Alignment and Calibration:
- Check and recalibrate the machine’s geometry, including axes alignment and squareness.
- Ensure the toolholder and workholding devices are properly aligned and clamped securely.
Tooling and Toolholders:
- Choose high-quality cutting tools and toolholders with sufficient stiffness and precision.
- Check tool runout and replace worn or damaged tools and toolholders.
- Optimize cutting parameters, such as cutting speed, feed rate, and depth of cut, for the material and machine capabilities.
- Avoid running the machine at speeds and feeds that induce excessive vibrations.
- Review and optimize toolpaths in your CAM (Computer-Aided Manufacturing) software to reduce sudden direction changes and minimize tool engagement fluctuations.
- Use adaptive toolpath strategies that maintain a consistent load on the tool.

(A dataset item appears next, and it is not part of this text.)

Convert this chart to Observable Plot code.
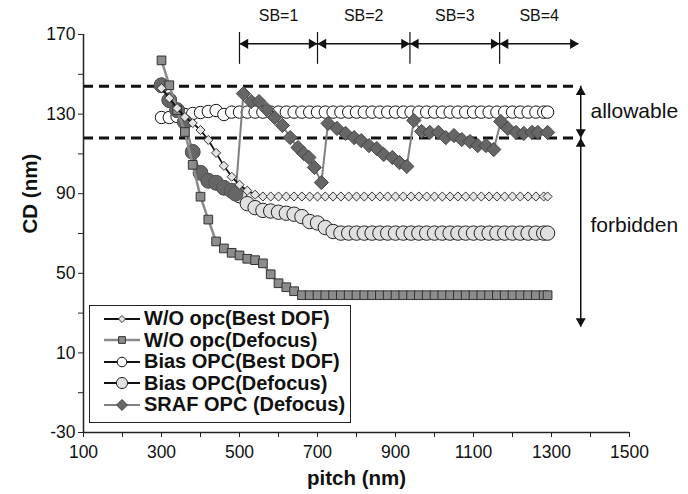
<!DOCTYPE html>
<html>
<head>
<meta charset="utf-8">
<script src="https://cdn.jsdelivr.net/npm/d3@7"></script>
<script src="https://cdn.jsdelivr.net/npm/@observablehq/plot@0.6"></script>
<style>
  body { margin: 0; background: #fff; }
  #chart { position: relative; width: 688px; height: 494px; font-family: "Liberation Sans", Arial, sans-serif; }
  #legend { position: absolute; left: 89px; top: 305px; width: 262px; height: 118px; box-sizing: border-box;
            border: 1.5px solid #222; background: #fff; padding-top: 2px; }
  .row { display: flex; align-items: center; height: 21.5px; font-weight: bold; font-size: 20px; color: #111; white-space: nowrap; }
  .row svg { margin-left: 13px; margin-right: 3px; flex: none; }
</style>
</head>
<body>
<div id="chart"><div id="legend"></div></div>
<script>
// Pitch values (nm) shared by the first four series
const pitch = [300,320,340,360,380,400,420,440,460,480,500,520,540,560,580,600,620,640,660,680,700,720,740,760,780,800,820,840,860,880,900,920,940,960,980,1000,1020,1040,1060,1080,1100,1120,1140,1160,1180,1200,1220,1240,1260,1280,1290];

// CD (nm) per series
const woOpcBest = [143,138,133,128.5,125.5,122,117,110.5,104,98.5,94.5,91.5,89.5,88.6,
  88.6,88.6,88.6,88.6,88.6,88.6,88.6,88.6,88.6,88.6,88.6,88.6,88.6,88.6,88.6,88.6,88.6,88.6,88.6,88.6,88.6,88.6,88.6,
  88.6,88.6,88.6,88.6,88.6,88.6,88.6,88.6,88.6,88.6,88.6,88.6,88.6,88.6];
const woOpcDefocus = [157,144.5,132,121,104.5,88.5,77,66,62.5,60.3,59,57.3,56.6,55,49.5,45,43,41,39,
  39,39,39,39,39,39,39,39,39,39,39,39,39,39,39,39,39,39,39,39,39,39,39,39,39,39,39,39,39,39,39,39];
const biasBest = [128.3,128.3,128.8,129.8,130.3,130.8,131.3,131.8,129.8,131,
  131,131,131,131,131,131,131,131,131,131,131,131,131,131,131,131,131,131,131,131,131,131,131,131,131,131,131,131,131,131,131,
  131,131,131,131,131,131,131,131,131,131];
const biasDefocus = [144.5,137,132,126,111,100.5,96.5,95.5,93,91.5,89,85,83,81.6,81.3,80.7,80.2,79.7,78.5,76,75.3,73,71,70.2,
  70.2,70.2,70.2,70.2,70.2,70.2,70.2,70.2,70.2,70.2,70.2,70.2,70.2,70.2,70.2,70.2,70.2,70.2,70.2,70.2,70.2,70.2,70.2,70.2,70.2,70.2,70.2];

// SRAF OPC series has its own pitch sampling
const srafPitch = [300,320,340,360,380,400,420,440,460,480,490,
  510,530,550,570,590,610,630,650,665,678,692,710,
  727,750,772,794,812,832,852,870,892,910,929,
  947,967,988,1010,1029,1050,1070,1091,1111,1132,1152,
  1170,1188,1209,1229,1250,1265,1290];
const srafDefocus = [144.5,137,132,126,111,100.5,96.5,95.5,93,91.5,90,
  140.3,136.3,136.3,132.3,128.3,124.3,118.2,113.2,110.2,108.2,103.2,95.6,
  125.3,122.8,120.3,118.2,116.7,114.2,112.7,109.7,108.2,105.7,103.7,
  126.8,121.3,120.8,120.8,118.2,119.2,117.2,116.2,114.2,114.2,112.2,
  126.3,122.8,120.8,120.3,120.8,120.8,120.8];
const sbStart = 500; // pitch where scattering bars begin

// Tolerance limits and annotation values
const cdLimits = [144, 118];
const limitSpan = [100, 1357];
const sbBounds = [500, 700, 937, 1167, 1370];
const sbLabels = ["SB=1", "SB=2", "SB=3", "SB=4"];
const sbArrowY = 165.3;
const sbTickRange = [155, 171];
const zoneLabels = ["allowable", "forbidden"];
const zoneLo = [118, 23];
const zoneHi = [144, 118];
const zoneLabelY = [131.5, 74];
const zoneArrowX = 1375;
const zoneLabelX = 1400;

// Axis ticks
const xMajor = [100,300,500,700,900,1100,1300,1500];
const xMinor = [200,400,600,800,1000,1200,1400];
const yMajor = [-30,10,50,90,130,170];
const yMinor = [-10,30,70,110,150];

const rows = (xs, ys) => xs.map((x, i) => ({pitch: x, cd: ys[i]}));

const series = [
  {name: "W/O opc(Best DOF)", data: rows(pitch, woOpcBest), line: "#111", lw: 1.8, symbol: "diamond2", r: 4.1, fill: "#e4e4e4", stroke: "#333"},
  {name: "W/O opc(Defocus)", data: rows(pitch, woOpcDefocus), line: "#8a8a8a", lw: 2.5, symbol: "square", r: 4.9, fill: "#8c8c8c", stroke: "#333"},
  {name: "Bias OPC(Best DOF)", data: rows(pitch, biasBest), line: "#111", lw: 2, symbol: "circle", r: 6.2, fill: "#fff", stroke: "#111"},
  {name: "Bias OPC(Defocus)", data: rows(pitch, biasDefocus), line: "#111", lw: 1.5, symbol: "circle", r: 7.2, fill: "#e0e0e0", stroke: "#222"},
  {name: "SRAF OPC (Defocus)", data: rows(srafPitch, srafDefocus), line: "#808080", lw: 2, symbol: "diamond2", r: 6.4, fill: "#666", stroke: "#444"}
];
const [woBestS, woDefS, biasBestS, biasDefS, srafS] = series;

const lineOf = s => Plot.line(s.data, {x: "pitch", y: "cd", stroke: s.line, strokeWidth: s.lw});
const dotsOf = (s, extra = {}) => Plot.dot(s.data, {x: "pitch", y: "cd", symbol: s.symbol, r: s.r, fill: s.fill, stroke: s.stroke, strokeWidth: 1, ...extra});

const sbSegments = sbBounds.slice(0, -1).map((b, i) => ({x1: b, x2: sbBounds[i + 1], label: sbLabels[i]}));
const zones = zoneLabels.map((label, i) => ({label, lo: zoneLo[i], hi: zoneHi[i], y: zoneLabelY[i]}));

// Filled arrowheads drawn as rotated triangles, tip placed on the end point
const tip = 5.8;
const head = (data, opts) => Plot.dot(data, {symbol: "triangle2", r: 4.8, fill: "#111", stroke: "none", ...opts});
const plain = d => String(d);

const plot = Plot.plot({
  width: 688,
  height: 494,
  marginLeft: 83,
  marginRight: 59,
  marginTop: 34,
  marginBottom: 62,
  style: {fontFamily: "'Liberation Sans', Arial, sans-serif", fontSize: "17.5px", color: "#111", background: "#fff", overflow: "visible"},
  x: {domain: [100, 1500], label: null},
  y: {domain: [-30, 170], label: null},
  marks: [
    // tolerance band
    Plot.ruleY(cdLimits, {x1: limitSpan[0], x2: limitSpan[1], stroke: "#111", strokeWidth: 3, strokeDasharray: "10,6"}),

    // series, back to front
    lineOf(biasBestS), dotsOf(biasBestS),
    lineOf(biasDefS), dotsOf(biasDefS),
    lineOf(srafS),
    dotsOf(srafS, {filter: d => d.pitch < sbStart, symbol: "circle", r: 7.4, fill: "#666", stroke: "#555"}),
    dotsOf(srafS, {filter: d => d.pitch >= sbStart}),
    lineOf(woDefS), dotsOf(woDefS),
    lineOf(woBestS), dotsOf(woBestS),

    // scattering-bar regions
    Plot.ruleX(sbBounds.slice(0, -1), {y1: sbTickRange[0], y2: sbTickRange[1], stroke: "#111", strokeWidth: 1.2}),
    Plot.ruleY([sbArrowY], {x1: sbBounds[0], x2: sbBounds[sbBounds.length - 1], stroke: "#111", strokeWidth: 1.5}),
    head(sbSegments, {x: "x2", y: () => sbArrowY, rotate: 90, dx: -tip}),
    head(sbSegments, {x: "x1", y: () => sbArrowY, rotate: -90, dx: tip}),
    Plot.text(sbSegments, {x: d => (d.x1 + d.x2) / 2, y: () => 179.5, text: "label", fontSize: 16, fill: "#111"}),

    // allowable / forbidden ranges
    Plot.ruleX(zones, {x: () => zoneArrowX, y1: "lo", y2: "hi", stroke: "#111", strokeWidth: 1.5}),
    head(zones, {x: () => zoneArrowX, y: "hi", rotate: 0, dy: tip}),
    head(zones, {x: () => zoneArrowX, y: "lo", rotate: 180, dy: -tip}),
    Plot.text(zones, {x: () => zoneLabelX, y: "y", text: "label", textAnchor: "start", fontSize: 21, fill: "#111"}),

    // axes
    Plot.axisX(xMajor, {tickSize: 5, tickPadding: 8, fontSize: 17.5, tickFormat: plain, stroke: "#222", label: null}),
    Plot.axisX(xMinor, {tickSize: 5, tickFormat: () => "", stroke: "#222", label: null}),
    Plot.axisY(yMajor, {tickSize: 5, tickPadding: 3, fontSize: 17.5, tickFormat: plain, stroke: "#222", label: null}),
    Plot.axisY(yMinor, {tickSize: 5, tickFormat: () => "", stroke: "#222", label: null}),
    Plot.ruleY([-30], {x1: 100, x2: 1500, stroke: "#222", strokeWidth: 1.5}),
    Plot.ruleX([100], {y1: -30, y2: 170, stroke: "#222", strokeWidth: 1.5}),
    Plot.text(["pitch (nm)"], {frameAnchor: "bottom", lineAnchor: "middle", dy: 46, fontWeight: "bold", fontSize: 20.5, fill: "#111"}),
    Plot.text(["CD (nm)"], {frameAnchor: "left", lineAnchor: "middle", dx: -53, rotate: -90, fontWeight: "bold", fontSize: 20.5, fill: "#111"})
  ]
});
plot.style.position = "absolute";
plot.style.left = "0";
plot.style.top = "0";
const chart = document.getElementById("chart");
chart.insertBefore(plot, chart.firstChild);

// Legend inside the plot area
const symbolTypes = {circle: d3.symbolCircle, square: d3.symbolSquare, diamond2: d3.symbolDiamond2};
const legend = d3.select("#legend");
series.forEach(s => {
  const row = legend.append("div").attr("class", "row");
  const sw = row.append("svg").attr("width", 38).attr("height", 20);
  sw.append("line").attr("x1", 1).attr("x2", 37).attr("y1", 10).attr("y2", 10)
    .attr("stroke", s.line).attr("stroke-width", Math.max(2, s.lw));
  sw.append("path").attr("transform", "translate(19,10)")
    .attr("d", d3.symbol(symbolTypes[s.symbol], Math.PI * s.r * s.r * 0.6)())
    .attr("fill", s.fill).attr("stroke", s.stroke).attr("stroke-width", 1);
  row.append("span").text(s.name);
});
</script>
</body>
</html>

Workpiece Material and Fixturing:
- Choose appropriate cutting strategies and tooling for the specific workpiece material.
- Ensure workpiece fixturing is secure and well-supported to minimize vibrations.
Foundation and Environment:
- Verify that the machine is installed on a stable and level foundation.
- Control environmental factors like temperature and humidity to reduce the impact of thermal expansion or contraction.
Upgrades or Retrofitting:
- If your machining center’s rigidity issues persist despite maintenance and adjustments, consider upgrading to a more rigid machine.
- Retrofitting older machines with modern components and technology may also improve rigidity.
Consult Manufacturer or Experts:
- Contact the machining center’s manufacturer or a machine tool expert for guidance on specific issues or upgrades.
- They can provide recommendations based on your machine’s make and model.
Ensure that machine operators are well-trained in machine operation, tool setup, and maintenance procedures.
Remember that fixing rigidity issues may require a combination of the above steps, and it may take some trial and error to achieve the desired results. Regular monitoring and maintenance are essential to maintaining rigidity over time.